Long weekends give us an opportunity to chill out, cook out and let down. Many people take road trips, go to the beach or camp out. Friends, family, and loved ones might gather, or you may decide, like I did, to stay at home, avoid the madness and watch a few movies. Men I have written this for you!
Italians, Spanish, and most Latins like to take their time with sex. Unlike most Americans that are so focused on instant gratification, rushing to reach an orgasm. A steady diet of quickies could be leaving your partner flat and unsatisfied.
Looking for scintillating sex? The longer the sex act lasts, the higher your excitement and stronger the orgasm. Slow sex is much more enjoyable as women usually don’t go from zero to orgasmic in less than twenty to forty minutes. If your sexual encounters are over in less than 20 minutes, it is likely that your partner isn’t having near as much fun or pleasure as you. Watch a few European movies witness the tenderness that most Americans lack.
I have a recommendation for you. Watch Mostly Martha and see what you have been missing. It is available on Netflix. Here it is called Bella Martha. Yes, it has subtitles, but the movie is so well acted that you will quickly forget that it is in German. For the porn watchers in the group, this movie involves falling in love, connection, and romance. There is something for everyone in this movie.
- When was the last time you spent more than five minutes kissing your partner?
- Do you touch her face when you kiss her?
- Have you ever slowly touched your partner and just watched her face, or reaction?
- When did you last give her a full body massage before entering her? A massage can give her time to enjoy your touch, warm up to the idea of making love.
- Do you ask her what feels good?
- Are you giving your partner what she needs?
- How much time do you spend on foreplay? If it is less than 20 minutes, she most likely isn’t getting what she needs.
- Do you have the attitude if she’s wet, she’s ready to go?
- Are you able to be affectionate outside the bedroom, so she doesn’t feel you only touch her when you want sex?
- Do you look her in the eyes when you have conversations?
- What are you afraid of?
- Do you make sex about pleasuring her? Or do you focus only on what you are getting?
- Do you bristle at your partner’s touch?
- Do you know what turns you on?
- Are you asking for what you need or want?
- If you can’t bare the thought of sex, kissing or his touch, what issues have you not brought to his attention?
- What are you afraid of? Talking about your issues may be a little uncomfortable at first, the air will not be cleared without it.
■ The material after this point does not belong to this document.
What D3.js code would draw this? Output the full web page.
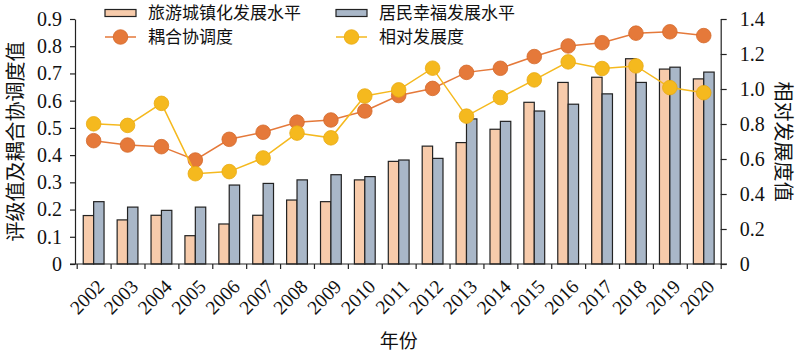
<!DOCTYPE html>
<html lang="zh">
  <head>
    <meta charset="utf-8">
    <style>
      body { margin: 0; background: #fff; }
      svg { display: block; }
      .tick text { font-family: "Liberation Serif", "Times New Roman", serif; font-size: 20px; fill: #111; }
      .cn { font-family: "Noto Sans CJK SC", sans-serif; fill: #111; }
    </style>
  </head>
  <body>
    <script src="https://d3js.org/d3.v7.min.js"></script>
    <script>
      // data
      var years = ["2002", "2003", "2004", "2005", "2006", "2007", "2008", "2009", "2010", "2011",
                   "2012", "2013", "2014", "2015", "2016", "2017", "2018", "2019", "2020"];
      var tourism = [0.178, 0.162, 0.179, 0.104, 0.147, 0.179, 0.235, 0.229, 0.309, 0.377,
                     0.433, 0.446, 0.495, 0.594, 0.667, 0.686, 0.754, 0.716, 0.680];
      var happiness = [0.229, 0.209, 0.197, 0.209, 0.290, 0.296, 0.309, 0.328, 0.321, 0.382,
                       0.388, 0.533, 0.524, 0.562, 0.587, 0.625, 0.667, 0.723, 0.705];
      var coupling = [0.453, 0.437, 0.431, 0.382, 0.458, 0.484, 0.521, 0.529, 0.562, 0.619,
                      0.645, 0.704, 0.719, 0.762, 0.801, 0.813, 0.848, 0.853, 0.839];
      var relative = [0.801, 0.792, 0.918, 0.516, 0.528, 0.606, 0.748, 0.721, 0.960, 0.995,
                      1.119, 0.845, 0.951, 1.052, 1.155, 1.117, 1.132, 1.008, 0.979];
      var leftTicks = [0, 0.1, 0.2, 0.3, 0.4, 0.5, 0.6, 0.7, 0.8, 0.9];
      var rightTicks = [0, 0.2, 0.4, 0.6, 0.8, 1.0, 1.2, 1.4];
      var seriesNames = ["旅游城镇化发展水平", "居民幸福发展水平", "耦合协调度", "相对发展度"];

      var width = 800, height = 354;
      var x0 = 76.7, x1 = 720.7, yTop = 19, yBot = 264;
      var barFill = ["#f7cbab", "#a9b7c8"];
      var lineCol = ["#e5793a", "#f5b91e"];
      var dotStroke = ["#d4692b", "#e9aa12"];

      var svg = d3.select("body").append("svg")
        .attr("width", width)
        .attr("height", height);

      var x = d3.scaleBand().domain(years).range([x0, x1]);
      var xi = d3.scaleLinear().domain([0, years.length]).range([x0, x1]);
      var yL = d3.scaleLinear().domain([0, 0.9]).range([yBot, yTop]);
      var yR = d3.scaleLinear().domain([0, 1.4]).range([yBot, yTop]);
      var bw = 10.4;

      // bars
      var g = svg.append("g");
      years.forEach(function (yr, i) {
        var cx = x(yr) + x.bandwidth() / 2;
        [tourism[i], happiness[i]].forEach(function (v, j) {
          g.append("rect")
            .attr("x", cx - bw + j * bw)
            .attr("y", yL(v))
            .attr("width", bw)
            .attr("height", yBot - yL(v))
            .attr("fill", barFill[j])
            .attr("stroke", "#222")
            .attr("stroke-width", 1.2);
        });
      });

      // lines
      function drawLine(vals, scale, k) {
        var pts = vals.map(function (v, i) { return [x(years[i]) + x.bandwidth() / 2, scale(v)]; });
        svg.append("path")
          .attr("d", d3.line()(pts))
          .attr("fill", "none")
          .attr("stroke", lineCol[k])
          .attr("stroke-width", 1.5);
        svg.selectAll(null).data(pts).join("circle")
          .attr("cx", function (d) { return d[0]; })
          .attr("cy", function (d) { return d[1]; })
          .attr("r", 7.3)
          .attr("fill", lineCol[k])
          .attr("stroke", dotStroke[k])
          .attr("stroke-width", 0.8);
      }
      drawLine(coupling, yL, 0);
      drawLine(relative, yR, 1);

      // axes
      var fmt = function (d) { return d === 0 ? "0" : d3.format(".1f")(d); };
      svg.append("g").attr("transform", "translate(75,0)")
        .call(d3.axisLeft(yL).tickValues(leftTicks).tickSize(5).tickSizeOuter(0).tickPadding(8).tickFormat(fmt));
      svg.append("g").attr("transform", "translate(" + x1 + ",0)")
        .call(d3.axisRight(yR).tickValues(rightTicks).tickSize(6).tickSizeOuter(0).tickPadding(13).tickFormat(fmt));
      var axB = svg.append("g").attr("transform", "translate(0," + yBot + ")")
        .call(d3.axisBottom(xi).tickValues(d3.range(years.length + 1)).tickSize(5).tickFormat(""));
      axB.select(".domain").remove();
      svg.append("line").attr("x1", 70).attr("x2", 727).attr("y1", yBot).attr("y2", yBot)
        .attr("stroke", "#222").attr("stroke-width", 1.2);
      svg.selectAll(".domain, .tick line").attr("stroke", "#222").attr("stroke-width", 1.2);

      // rotated year labels
      svg.append("g").selectAll("text").data(years).join("text")
        .attr("transform", function (d) {
          return "translate(" + (x(d) + x.bandwidth() / 2 + 7) + "," + (yBot + 19) + ") rotate(-45)";
        })
        .attr("text-anchor", "end")
        .attr("dy", "0.35em")
        .style("font-family", "'Liberation Serif', serif")
        .style("font-size", "19.5px")
        .attr("fill", "#111")
        .text(function (d) { return d; });

      // titles
      svg.append("text").attr("class", "cn")
        .attr("transform", "translate(16," + ((yTop + yBot) / 2) + ") rotate(-90)")
        .attr("text-anchor", "middle")
        .attr("dy", "0.35em")
        .style("font-size", "20px")
        .text("评级值及耦合协调度值");
      svg.append("text").attr("class", "cn")
        .attr("transform", "translate(783," + ((yTop + yBot) / 2) + ") rotate(90)")
        .attr("text-anchor", "middle")
        .attr("dy", "0.35em")
        .style("font-size", "20px")
        .text("相对发展度值");
      svg.append("text").attr("class", "cn")
        .attr("x", (x0 + x1) / 2).attr("y", 348)
        .attr("text-anchor", "middle")
        .style("font-size", "19px")
        .text("年份");

      // legend
      var lg = svg.append("g");
      var lx = [105, 336], ly = [13, 37];
      seriesNames.forEach(function (name, i) {
        var col = i % 2, row = Math.floor(i / 2);
        var gx = lx[col], gy = ly[row];
        if (row === 0) {
          lg.append("rect").attr("x", gx).attr("y", gy - 3.5).attr("width", 31).attr("height", 7)
            .attr("fill", barFill[col]).attr("stroke", "#222").attr("stroke-width", 1.2);
        } else {
          lg.append("line").attr("x1", gx).attr("x2", gx + 31).attr("y1", gy).attr("y2", gy)
            .attr("stroke", lineCol[col]).attr("stroke-width", 1.5);
          lg.append("circle").attr("cx", gx + 15.5).attr("cy", gy).attr("r", 7.3)
            .attr("fill", lineCol[col]).attr("stroke", dotStroke[col]).attr("stroke-width", 0.8);
        }
        lg.append("text").attr("class", "cn")
          .attr("x", gx + 43).attr("y", gy).attr("dy", "0.36em")
          .style("font-size", "17px")
          .text(name);
      });
    </script>
  </body>
</html>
Communication is key to understanding what is going on inside of you.
- Do you expect your partner to just know? Even if he is a mind-reader, open communication is the best way to talk about your issues outside of the bedroom so that you can have deeper intimacy and connection in the bedroom.
- Do you remember what attracted you to him in the first place?
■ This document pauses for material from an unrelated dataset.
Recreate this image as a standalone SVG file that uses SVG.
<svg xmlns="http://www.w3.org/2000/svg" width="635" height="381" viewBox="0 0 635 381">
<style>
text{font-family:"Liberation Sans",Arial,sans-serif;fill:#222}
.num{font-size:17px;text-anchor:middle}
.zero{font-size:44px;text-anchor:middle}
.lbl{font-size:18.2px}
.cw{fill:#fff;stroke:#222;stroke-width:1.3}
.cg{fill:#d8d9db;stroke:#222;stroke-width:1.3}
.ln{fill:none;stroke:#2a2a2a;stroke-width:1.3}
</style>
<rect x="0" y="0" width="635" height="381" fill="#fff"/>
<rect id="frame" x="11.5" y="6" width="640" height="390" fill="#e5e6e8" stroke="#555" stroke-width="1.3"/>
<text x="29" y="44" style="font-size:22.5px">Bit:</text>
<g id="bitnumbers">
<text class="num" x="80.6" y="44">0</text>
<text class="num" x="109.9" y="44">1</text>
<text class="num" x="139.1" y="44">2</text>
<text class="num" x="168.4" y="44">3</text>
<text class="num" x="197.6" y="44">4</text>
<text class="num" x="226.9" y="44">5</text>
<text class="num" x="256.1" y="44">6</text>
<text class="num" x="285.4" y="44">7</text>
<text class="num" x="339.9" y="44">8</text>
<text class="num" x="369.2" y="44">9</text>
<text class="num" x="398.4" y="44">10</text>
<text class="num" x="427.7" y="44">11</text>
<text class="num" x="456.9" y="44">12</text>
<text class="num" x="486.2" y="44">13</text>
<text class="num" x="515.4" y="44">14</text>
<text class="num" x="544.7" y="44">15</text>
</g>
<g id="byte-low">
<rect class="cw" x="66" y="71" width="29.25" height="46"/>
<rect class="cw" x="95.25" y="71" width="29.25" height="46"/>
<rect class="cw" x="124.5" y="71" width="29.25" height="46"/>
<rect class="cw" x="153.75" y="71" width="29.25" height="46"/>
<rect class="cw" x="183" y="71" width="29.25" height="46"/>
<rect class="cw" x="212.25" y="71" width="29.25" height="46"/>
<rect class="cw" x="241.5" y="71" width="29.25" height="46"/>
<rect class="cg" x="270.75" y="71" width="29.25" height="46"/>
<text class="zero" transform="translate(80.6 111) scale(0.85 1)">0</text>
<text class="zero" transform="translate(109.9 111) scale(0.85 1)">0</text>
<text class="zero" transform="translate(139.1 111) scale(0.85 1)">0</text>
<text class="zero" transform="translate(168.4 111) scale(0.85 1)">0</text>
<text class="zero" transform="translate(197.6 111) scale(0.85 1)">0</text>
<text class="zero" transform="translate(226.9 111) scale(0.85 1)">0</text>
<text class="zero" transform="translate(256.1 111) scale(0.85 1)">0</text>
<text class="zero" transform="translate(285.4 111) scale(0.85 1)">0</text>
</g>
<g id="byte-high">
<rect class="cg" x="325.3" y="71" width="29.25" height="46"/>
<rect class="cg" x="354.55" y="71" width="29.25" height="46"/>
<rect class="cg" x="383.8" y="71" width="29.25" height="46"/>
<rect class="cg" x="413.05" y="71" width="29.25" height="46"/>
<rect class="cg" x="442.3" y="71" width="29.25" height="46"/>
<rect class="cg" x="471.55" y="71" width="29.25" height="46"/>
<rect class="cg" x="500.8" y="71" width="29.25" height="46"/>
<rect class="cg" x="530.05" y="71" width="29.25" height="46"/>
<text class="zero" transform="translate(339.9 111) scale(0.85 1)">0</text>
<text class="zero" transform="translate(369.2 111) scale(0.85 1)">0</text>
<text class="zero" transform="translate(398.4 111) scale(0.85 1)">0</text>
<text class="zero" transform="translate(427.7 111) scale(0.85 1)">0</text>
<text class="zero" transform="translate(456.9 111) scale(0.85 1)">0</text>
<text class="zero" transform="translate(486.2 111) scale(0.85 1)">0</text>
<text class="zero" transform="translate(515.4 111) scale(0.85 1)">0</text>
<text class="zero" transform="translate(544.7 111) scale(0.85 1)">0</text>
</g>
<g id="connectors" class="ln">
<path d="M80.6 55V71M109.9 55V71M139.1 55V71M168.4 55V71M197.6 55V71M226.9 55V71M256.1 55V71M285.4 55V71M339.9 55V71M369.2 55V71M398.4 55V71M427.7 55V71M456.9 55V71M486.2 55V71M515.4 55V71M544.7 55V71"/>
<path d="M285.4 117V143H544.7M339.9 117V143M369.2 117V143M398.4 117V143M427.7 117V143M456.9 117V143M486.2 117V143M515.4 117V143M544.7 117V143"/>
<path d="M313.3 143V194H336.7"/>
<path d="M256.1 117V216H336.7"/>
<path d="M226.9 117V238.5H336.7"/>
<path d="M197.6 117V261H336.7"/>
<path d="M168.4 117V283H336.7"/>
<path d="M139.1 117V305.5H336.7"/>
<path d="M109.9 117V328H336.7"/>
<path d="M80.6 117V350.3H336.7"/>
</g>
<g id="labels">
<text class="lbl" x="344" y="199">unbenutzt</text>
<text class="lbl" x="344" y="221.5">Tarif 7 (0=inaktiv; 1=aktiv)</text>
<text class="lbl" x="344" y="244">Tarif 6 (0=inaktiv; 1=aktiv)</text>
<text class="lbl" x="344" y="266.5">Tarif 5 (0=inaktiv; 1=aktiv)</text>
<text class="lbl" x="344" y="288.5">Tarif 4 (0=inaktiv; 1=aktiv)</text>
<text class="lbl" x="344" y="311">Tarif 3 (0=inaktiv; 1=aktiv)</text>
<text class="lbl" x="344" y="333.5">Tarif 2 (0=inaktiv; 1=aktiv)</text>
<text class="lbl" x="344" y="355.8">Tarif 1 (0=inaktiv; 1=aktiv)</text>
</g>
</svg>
- How much attention do you give others?
How much time, attention and tenderness are you giving your partner?
- What do you do to distance yourself from your partner?
- How can you let go of your fear of intimacy so that you can have a deeper more meaningful connection?
- Are you aware that your partner wants to connect with you sexually to feel close to you, and will be more open to deep conversations if you have regular sex?
- Did you know that the more often you have sex, the more you will want it? Regular sex gets your hormones working the way that they are meant to. Sex and pleasure are possible well into your 80’s, don’t say EW!